Injustice To Littlejohn Doesn't Alter Crime Record

Nothing "in connection with" the inexplicable verdict handed down by the Civil Service Commission in the Littlejohn case, whereby he was not convicted of any of the charges against him but his dismissal sustained nevertheless, should be allowed to obscure the fact that this city, for all of Mr. Littlejohn's long connection with its Police Department, has been among the most crime-ridden in the land.

Out of 310 places with population of more than 30,000, Charlotte stood 34th in robbery (in 1938, latest figures available) eighteenth in crime against property, and first in murder.

It may well be argued that the duty of the detective division of a police department is not to prevent crimes but to solve them. We concede the point. At the same time, the effective detection and punishment of crime is certain to act as a deterrent upon criminal activity in the long run.

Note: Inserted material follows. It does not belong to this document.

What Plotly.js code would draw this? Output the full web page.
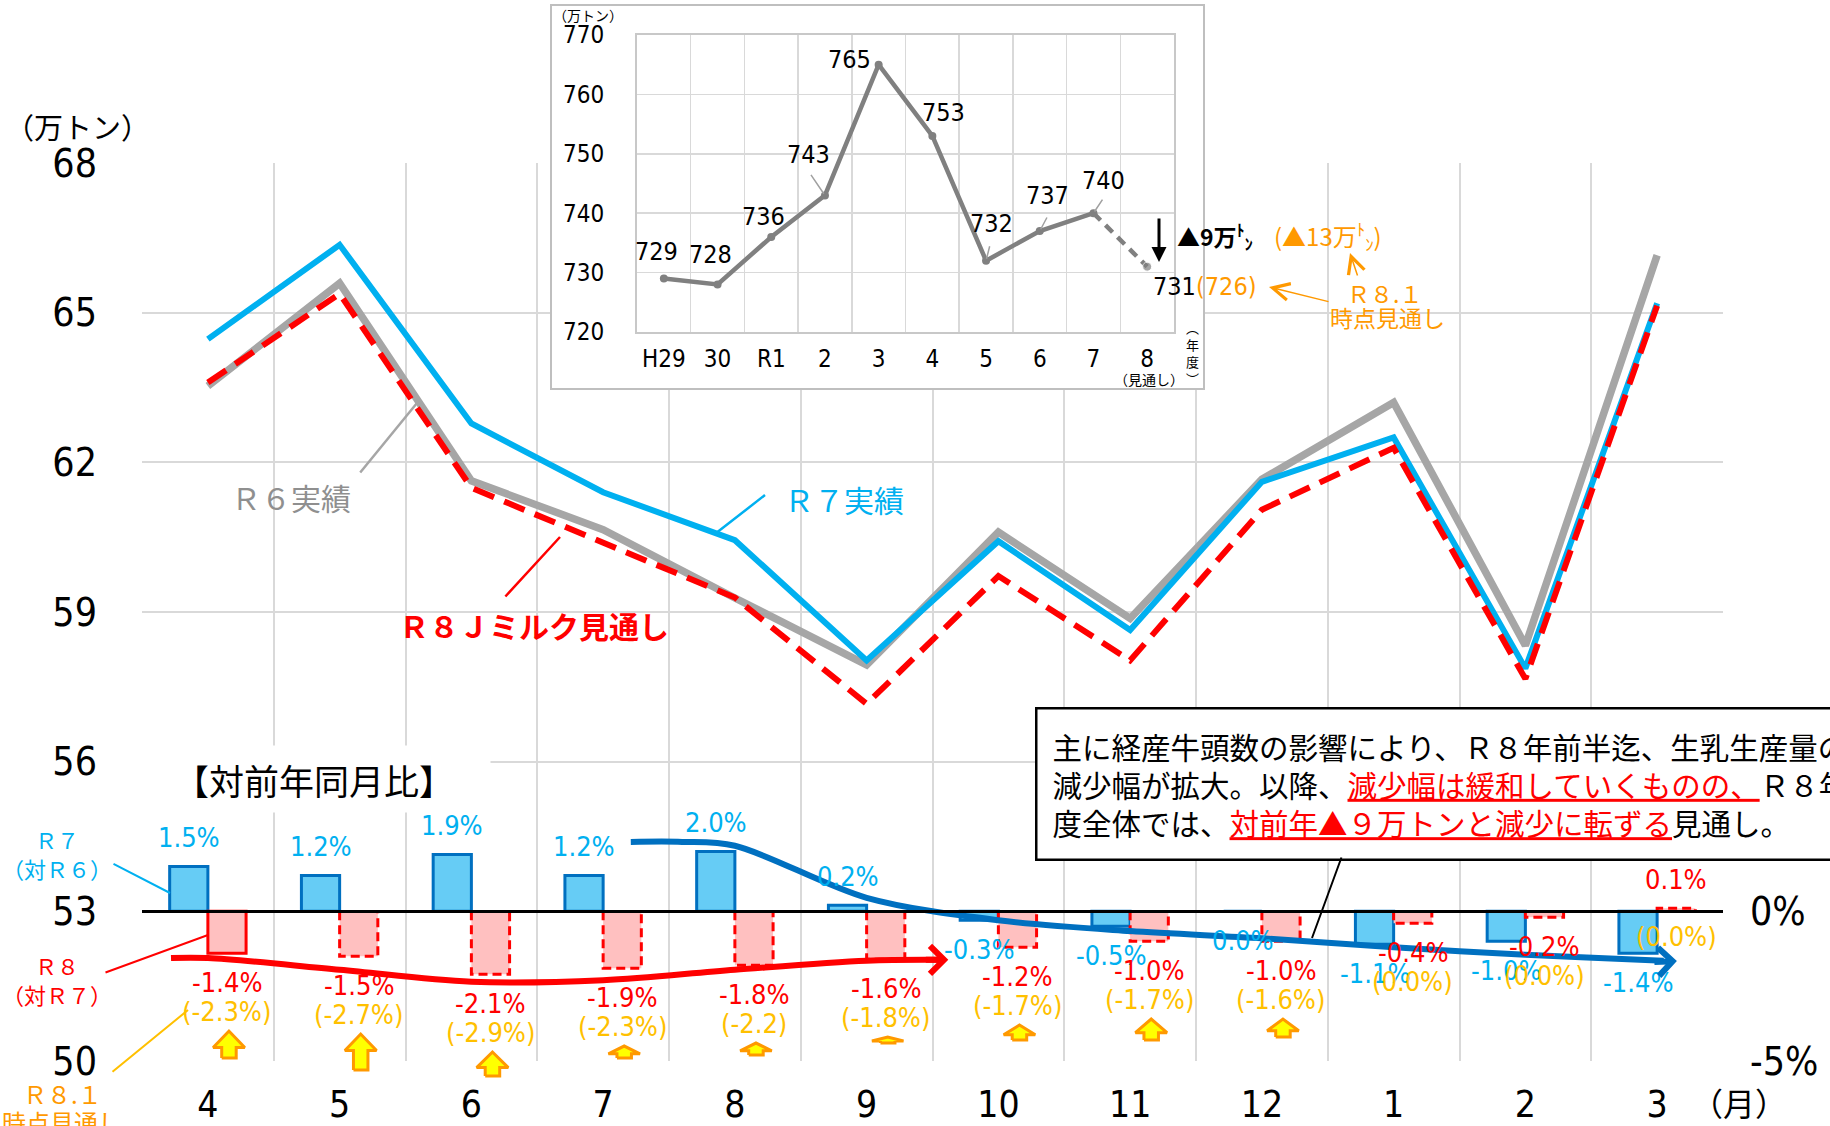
<!DOCTYPE html>
<html><head><meta charset="utf-8">
<script src="https://cdn.plot.ly/plotly-3.0.1.min.js"></script>
<style>html,body{margin:0;padding:0;background:#fff}#chart{width:1830px;height:1126px}</style>
</head><body><div id="chart"></div>
<script>
// ---------------- data ----------------
const months = ['4','5','6','7','8','9','10','11','12','1','2','3'];
const r6Actual   = [63.53,65.59,61.63,60.65,59.28,57.94,60.60,58.87,61.66,63.20,58.33,66.15];
const r7Actual   = [64.47,66.36,62.78,61.40,60.44,58.03,60.42,58.64,61.61,62.50,57.87,65.19];
const r8Forecast = [63.60,65.38,61.49,60.39,59.29,57.16,59.72,58.03,61.05,62.29,57.66,65.14];
const r7vsR6Pct  = [1.5,1.2,1.9,1.2,2.0,0.2,-0.3,-0.5,0.0,-1.1,-1.0,-1.4];
const r8vsR7Pct  = [-1.4,-1.5,-2.1,-1.9,-1.8,-1.6,-1.2,-1.0,-1.0,-0.4,-0.2,0.1];
const r8JanPct   = [-2.3,-2.7,-2.9,-2.3,-2.2,-1.8,-1.7,-1.7,-1.6,0.0,0.0,0.0];
const r8JanLabels = ['(-2.3%)','(-2.7%)','(-2.9%)','(-2.3%)','(-2.2)','(-1.8%)','(-1.7%)','(-1.7%)','(-1.6%)','(0.0%)','(0.0%)','(0.0%)'];
const r8TrendPct = [-1.56,-1.95,-2.35,-2.3,-1.95,-1.65];            // months 4..9
const r7TrendPct = [2.32,2.19,0.45,-0.3,-0.66,-0.9,-1.2,-1.45,-1.64]; // months 7..3
const fiscalYears = ['H29','30','R1','2','3','4','5','6','7','8'];
const annualTotal = [729,728,736,743,765,753,732,737,740,731];
const annualR8Jan = 726;

// ---------------- geometry / styles ----------------
const W=1830,H=1126,ML=142,MR=107,MT=4,MB=20;
const PW=W-ML-MR, PH=H-MT-MB, PB=H-MB;
const plotTop=163, plotBot=1061;
const fx=v=>(v-ML)/PW, fy=v=>(PB-v)/PH;
const yDom=[fy(plotBot), fy(plotTop)];
const pctPerPx=30/(plotBot-plotTop);
const y5min=-5-(PB-plotBot)*pctPerPx;
const NARROW='"Liberation Sans Narrow","Arial Narrow","DejaVu Sans Condensed","Noto Sans CJK JP",sans-serif';
const JP='"Noto Sans CJK JP","Noto Sans",sans-serif';
const GRID='#D9D9D9';
const idx=months.map((m,i)=>i);
const bounds=[]; for(let i=-0.5;i<=11.5;i+=1) bounds.push(i);
const idx4=fiscalYears.map((m,i)=>i);
const bounds4=[]; for(let i=-0.5;i<=9.5;i+=1) bounds4.push(i);
const BW=0.29;
const fmt=v=>(v<0?'-':'')+Math.abs(v).toFixed(1)+'%';

const traces=[];
// main lines
traces.push({x:idx,y:r6Actual,type:'scatter',mode:'lines',line:{color:'#A6A6A6',width:7.5},hoverinfo:'skip',name:'R6実績'});
traces.push({x:idx,y:r7Actual,type:'scatter',mode:'lines',line:{color:'#00B0F0',width:6},hoverinfo:'skip',name:'R7実績'});
traces.push({x:idx,y:r8Forecast,type:'scatter',mode:'lines',line:{color:'#FF0000',width:6,dash:'22px,11px'},hoverinfo:'skip',name:'R8見通し'});
// inset white panel
traces.push({x:[0,1,1,0,0],y:[0,0,1,1,0],xaxis:'x3',yaxis:'y3',type:'scatter',mode:'lines',fill:'toself',fillcolor:'#FFFFFF',line:{width:0,color:'#FFFFFF'},hoverinfo:'skip'});
// inset line
traces.push({x:idx4.slice(0,9),y:annualTotal.slice(0,9),xaxis:'x4',yaxis:'y4',type:'scatter',mode:'lines+markers',line:{color:'#808080',width:4.5},marker:{color:'#808080',size:8},hoverinfo:'skip'});
traces.push({x:idx4.slice(8),y:annualTotal.slice(8),xaxis:'x4',yaxis:'y4',type:'scatter',mode:'lines+markers',line:{color:'#808080',width:4.5,dash:'10px,7px'},marker:{color:'#808080',size:[0,9]},hoverinfo:'skip'});
// bars
traces.push({x:idx,y:r7vsR6Pct,yaxis:'y2',type:'bar',offset:-BW,width:BW,marker:{color:'#66CCF5',line:{color:'#0070C0',width:3}},hoverinfo:'skip'});
traces.push({x:idx,y:r8vsR7Pct,yaxis:'y2',type:'bar',offset:0,width:BW,marker:{color:'#FFC0C0',line:{color:'#FF0000',width:idx.map(i=>i===0?3:0)}},hoverinfo:'skip'});
// dashed outlines of forecast bars
const ox=[],oy=[];
r8vsR7Pct.forEach((v,i)=>{ if(i===0) return; ox.push(i,i,i+BW,i+BW,null); oy.push(0,v,v,0,null); });
traces.push({x:ox,y:oy,yaxis:'y2',type:'scatter',mode:'lines',line:{color:'#FF0000',width:3,dash:'9px,5px'},connectgaps:false,hoverinfo:'skip'});
// trend curves
traces.push({x:[-0.28,0,1,2,3,4,5,5.55],y:[r8TrendPct[0]].concat(r8TrendPct,[r8TrendPct[5]+0.03]),yaxis:'y2',type:'scatter',mode:'lines',line:{color:'#FF0000',width:6,shape:'spline',smoothing:1},hoverinfo:'skip'});
traces.push({x:[3.21,3.6,4,5,6,7,8,9,10,11,11.05],y:[r7TrendPct[0],r7TrendPct[0]].concat(r7TrendPct.slice(1),[r7TrendPct[8]-0.01]),yaxis:'y2',type:'scatter',mode:'lines',line:{color:'#0070C0',width:6,shape:'spline',smoothing:0.9},hoverinfo:'skip'});
// orange up arrows (change from R8.1 forecast)
const axs=[],ays=[];
r8vsR7Pct.forEach((v,i)=>{
  const f=r8JanPct[i];
  if(!(f<0 && v>f)) return;
  const base=f-2.6, tip=v-2.6, h=tip-base;
  const hh=Math.min(0.55,h*0.65), cx=i+0.16, sw=0.055, hw=0.12;
  axs.push(cx-sw,cx-sw,cx-hw,cx,cx+hw,cx+sw,cx+sw,cx-sw,null);
  ays.push(base,tip-hh,tip-hh,tip,tip-hh,tip-hh,base,base,null);
});
traces.push({x:axs,y:ays,xaxis:'x5',yaxis:'y5',type:'scatter',mode:'lines',fill:'toself',fillcolor:'#FFFF00',line:{color:'#FF9900',width:3},connectgaps:false,hoverinfo:'skip'});

// ---------------- annotations ----------------
const ann=[];
function txt(x,y,text,size,color,extra){ann.push(Object.assign({xref:'paper',yref:'paper',x:fx(x),y:fy(y),text:text,showarrow:false,xanchor:'center',yanchor:'middle',font:{family:JP,size:size,color:color}},extra||{}));}
function lead(x1,y1,x2,y2,color,width,head,size){ann.push({xref:'paper',yref:'paper',x:fx(x2),y:fy(y2),ax:x1-x2,ay:y1-y2,axref:'pixel',ayref:'pixel',text:'',showarrow:true,arrowhead:head||0,arrowsize:size||1,arrowcolor:color,arrowwidth:width,standoff:0,startstandoff:0});}

txt(77,126,'（万トン）',29,'#000');
txt(1739,1102,'（月）',32,'#000');
txt(291,497,'Ｒ６実績',30,'#8F8F8F');
lead(359,474,417,403,'#A6A6A6',2.5);
txt(844,499,'Ｒ７実績',30,'#00B0F0');
lead(715,534,765,495,'#00B0F0',2.5);
txt(534,625,'<b>Ｒ８Ｊミルク見通し</b>',30,'#FF0000');
lead(504,598,560,537,'#FF0000',2.5);
txt(314,779,'【対前年同月比】',35,'#000',{width:352,height:66,bgcolor:'#FFFFFF',borderpad:0});
txt(57,853,'Ｒ７<br>（対Ｒ６）',22,'#00B0F0');
lead(112,863,170,893,'#00B0F0',2);
txt(57,979,'Ｒ８<br>（対Ｒ７）',22,'#FF0000');
lead(104,973,208,935,'#FF0000',2);
txt(62,1093,'Ｒ８.１',24,'#FF9900');
txt(62,1121,'時点見通し',24,'#FF9900');
lead(111,1073,188,1010,'#FFC000',2);
// text box
ann.push({xref:'paper',yref:'paper',x:fx(1035),y:fy(707),xanchor:'left',yanchor:'top',align:'left',showarrow:false,
  text:'主に経産牛頭数の影響により、Ｒ８年前半迄、生乳生産量の<br>減少幅が拡大。以降、<span style="color:#FF0000"><u>減少幅は緩和していくものの、</u></span>Ｒ８年<br>度全体では、<span style="color:#FF0000"><u>対前年▲９万トンと減少に転ずる</u></span>見通し。',
  font:{family:JP,size:29.5,color:'#000'},bgcolor:'#FFFFFF',bordercolor:'#000',borderwidth:2.5,borderpad:15});
lead(1342,856,1312,938,'#000',2);

// bar value labels
r7vsR6Pct.forEach((v,i)=>{
  ann.push({xref:'x',yref:'y2',x:i-BW/2,y:v,text:fmt(v),showarrow:false,yshift:v>0?29:-29,font:{family:NARROW,size:27,color:'#00B0F0'}});
});
r8vsR7Pct.forEach((v,i)=>{
  ann.push({xref:'x',yref:'y2',x:i+BW/2,y:v,text:fmt(v),showarrow:false,yshift:v>0?29:-29,font:{family:NARROW,size:27,color:'#FF0000'}});
  ann.push({xref:'x',yref:'y2',x:i+BW/2,y:v>0?0:v,text:r8JanLabels[i],showarrow:false,yshift:v>0?-25:-58,font:{family:NARROW,size:27,color:'#FFC000'}});
});
// trend arrow heads
ann.push({xref:'x',yref:'y2',x:5.62,y:r8TrendPct[5]+0.03,ax:-24,ay:0,axref:'pixel',ayref:'pixel',text:'',showarrow:true,arrowhead:4,arrowsize:0.9,arrowwidth:6,arrowcolor:'#FF0000',standoff:0});
ann.push({xref:'x',yref:'y2',x:11.15,y:r7TrendPct[8]-0.02,ax:-24,ay:1,axref:'pixel',ayref:'pixel',text:'',showarrow:true,arrowhead:4,arrowsize:0.9,arrowwidth:6,arrowcolor:'#0070C0',standoff:0});

// inset labels
const insetLabelOffset=[[-7,-27],[-7,-30],[-8,-20],[-16,-41],[-29,-5],[11,-23],[5,-37],[8,-36],[10,-33],[27,20]];
const insetLeader=[null,null,null,[-15,-22],null,null,[4,-16],[8,-15],[10,-15],null];
annualTotal.forEach((v,i)=>{
  ann.push({xref:'x4',yref:'y4',x:i,y:v,text:String(v),showarrow:false,xshift:insetLabelOffset[i][0],yshift:-insetLabelOffset[i][1],font:{family:NARROW,size:25,color:'#000'}});
  if(insetLeader[i]) ann.push({xref:'x4',yref:'y4',x:i,y:v,ax:insetLeader[i][0],ay:insetLeader[i][1],axref:'pixel',ayref:'pixel',text:'',showarrow:true,arrowhead:0,arrowwidth:1.5,arrowcolor:'#A0A0A0',standoff:2});
});
txt(588,15,'（万トン）',14,'#000');
txt(1215,236,'<b>▲9万<sup>ﾄ</sup><sub>ﾝ</sub></b>',23,'#000');
txt(1328,236,'(▲13万<sup>ﾄ</sup><sub>ﾝ</sub>)',24,'#FF9900');
txt(1226,287,'('+annualR8Jan+')',25,'#FF9900',{font:{family:NARROW,size:25,color:'#FF9900'}});
txt(1384,293,'Ｒ８.１',23,'#FF9900');
txt(1387,317,'時点見通し',23,'#FF9900');
lead(1159,217,1159,262,'#000',3,2,1);
lead(1330,302,1269,287,'#FF9900',1.5,5,2.2);
lead(1358,277,1350,253,'#FF9900',1.5,5,2.2);
txt(1192,353,'︵<br>年<br>度<br>︶',13,'#000');
txt(1149,379,'（見通し）',14,'#000');

const layout={
  width:W,height:H,margin:{l:ML,r:MR,t:MT,b:MB},paper_bgcolor:'#FFFFFF',plot_bgcolor:'rgba(0,0,0,0)',
  showlegend:false,font:{family:JP,color:'#000'},barmode:'overlay',
  xaxis:{domain:[0,1],anchor:'y',range:[-0.5,11.5],tickmode:'array',tickvals:idx,ticktext:months,showgrid:false,zeroline:false,ticks:'',
    tickfont:{family:NARROW,size:37,color:'#000'},ticklabelstandoff:18,
    minor:{tickmode:'array',tickvals:bounds,showgrid:true,gridcolor:GRID,gridwidth:2,ticks:''}},
  yaxis:{domain:yDom,anchor:'x',range:[50,68],tickmode:'array',tickvals:[50,53,56,59,62,65,68],gridcolor:GRID,gridwidth:2,zeroline:false,ticks:'',
    tickfont:{family:NARROW,size:39,color:'#000'},ticklabelstandoff:44},
  yaxis2:{overlaying:'y',side:'right',anchor:'x',range:[-5,25],tickmode:'array',tickvals:[0,-5],ticktext:['0%','-5%'],showgrid:false,
    zeroline:true,zerolinecolor:'#000',zerolinewidth:2.5,zerolinelayer:'above traces',ticks:'',tickfont:{family:NARROW,size:39,color:'#000'},ticklabelstandoff:26},
  xaxis3:{domain:[fx(552),fx(1203)],anchor:'y3',range:[0,1],showgrid:false,zeroline:false,showticklabels:false,ticks:'',showline:true,mirror:true,linecolor:'#BFBFBF',linewidth:2},
  yaxis3:{domain:[fy(388),fy(6)],anchor:'x3',range:[0,1],showgrid:false,zeroline:false,showticklabels:false,ticks:'',showline:true,mirror:true,linecolor:'#BFBFBF',linewidth:2},
  xaxis4:{domain:[fx(637),fx(1174)],anchor:'y4',range:[-0.5,9.5],tickmode:'array',tickvals:idx4,ticktext:fiscalYears,showgrid:false,zeroline:false,ticks:'',
    showline:true,mirror:true,linecolor:'#C8C8C8',linewidth:2,tickfont:{family:NARROW,size:24,color:'#000'},ticklabelstandoff:4,
    minor:{tickmode:'array',tickvals:bounds4,showgrid:true,gridcolor:GRID,gridwidth:1.5,ticks:''}},
  yaxis4:{domain:[fy(332),fy(35)],anchor:'x4',range:[720,770],tickmode:'array',tickvals:[720,730,740,750,760,770],gridcolor:GRID,gridwidth:1.5,zeroline:false,ticks:'',
    showline:true,mirror:true,linecolor:'#C8C8C8',linewidth:2,tickfont:{family:NARROW,size:24,color:'#000'},ticklabelstandoff:26},
  xaxis5:{domain:[0,1],anchor:'y5',range:[-0.5,11.5],visible:false},
  yaxis5:{domain:[0,yDom[1]],anchor:'x5',range:[y5min,25],visible:false},
  annotations:ann
};
Plotly.newPlot('chart',traces,layout,{staticPlot:true,displayModeBar:false});
</script></body></html>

There has been no such deterring force in operation here, from which it follows that the detection and punishment of crime has not been effective.

That cannot in fairness be charged wholly or largely against Mr. Littlejohn. Truth is, we suspect, that the lack of anything like a competent directing head of the Police Department for all these years principally explains that department's inability to cope with crime.

But neither can it be said of Mr. Littlejohn, to console him for shabby treatment, that he and his detective division overcame the handicaps of the department as a whole and functioned as they should. As an investigator in big cases he is tops, but for ordinary run-of-mill crime the record pointedly shows otherwise.

 

Trouble Spot

British May Have To Attack The Spanish Before Long

The British probably wish now that they had held onto Tangiers. They had from the opening of the seventeenth century until 1684, when they voluntarily abandoned it because of its high upkeep cost.

After that it knocked around at loose ends until 1925, when it was made an international protectorate under the rule of a commission composed of Britishers, Spaniards, Italians and French.

The place is important only for its strategic location, which dominates the approach to Gibraltar from the Atlantic. And Spain has not added any wealth to her holdings by taking it over. Most of the people who live in the town, which is about the size of Charlotte, are desperately poor. In more happy times thousands of them picked up a living from the tourist trade, but that is gone now and the exports of the territory, which extends over 225 square miles, do not begin to pay for its imports, which have come mainly from Britain.

The seizure of the place by the Spaniards may, however, prove very embarrassing to the British. They are reluctant to do anything which would draw Spain openly into the hostility. Yet it is about as certain as anything can be that the territory was taken over at the instance of the German and Italian masters of Franco and that it is going to be used as a base for the Axis destroyers and submarines, bent on hampering the passage of British warships and transports through the strait.

Britain may be forced to deal with the Spanish at Tangiers as ruthlessly as she dealt with the French at Oran.